At the bakehouse, McCormack sells a variety of loaves, including cinnamon raisin, Shaker wheat, sourdough potato, homestead white and potato rosemary. She also sells focaccia, pizza, molasses spice cookies, spanakopita and hot cross buns.

Beyond her own baked goods, McCormack is selling products from eight other local vendors: Fogg’s Hill Farm, Farmers’ Eight Daughters, Made by Hand Bakery, The Primal Farm and Kitchen, Blueberet, Sweet Meadow Bees, Woodturnings by DeLugo and Ella’s Chocolates.

McCormack said her goal is to promote high quality, unique products made by local farmers, producers and artisans.

“I don’t want to sell things here that are readily available in other markets,” she said.

McCormack also hopes that her sun porch, which can fit 21 people, will become a social, community gathering spot. On Wednesday, Thursday and Friday mornings, she will leave a coffee pot on a table on the sun porch.

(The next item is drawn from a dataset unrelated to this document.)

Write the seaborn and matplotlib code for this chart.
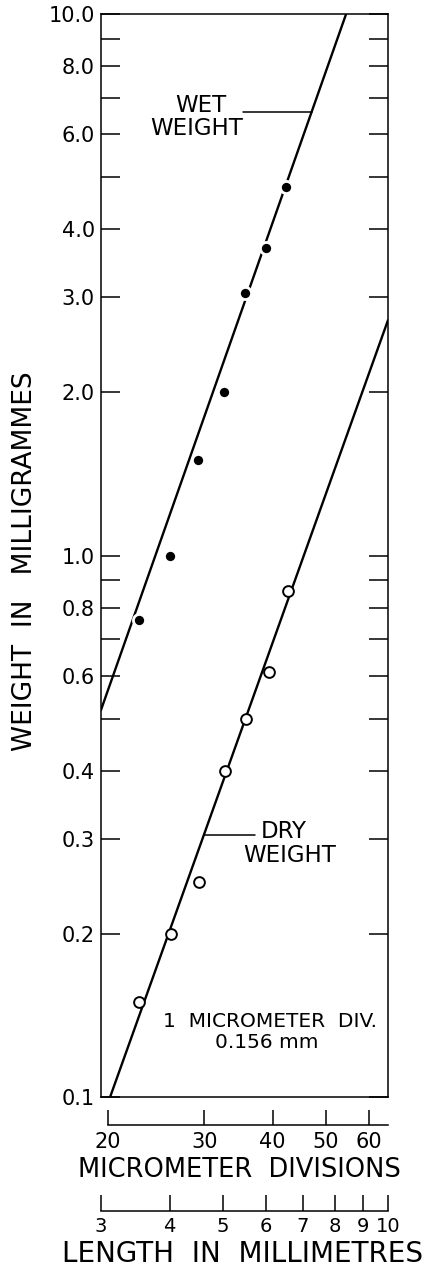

She also hopes to obtain an outdoor beer and wine license soon, so customers can buy pizza and wine during warm weather afternoons and evenings.

“I want it to be for the community,” McCormack said.

Anne McCormack has reopened the Village Bakehouse & Co. in New Gloucester, a bakery and marketplace that she started in 1991, and closed in 2004, following her sister’s death.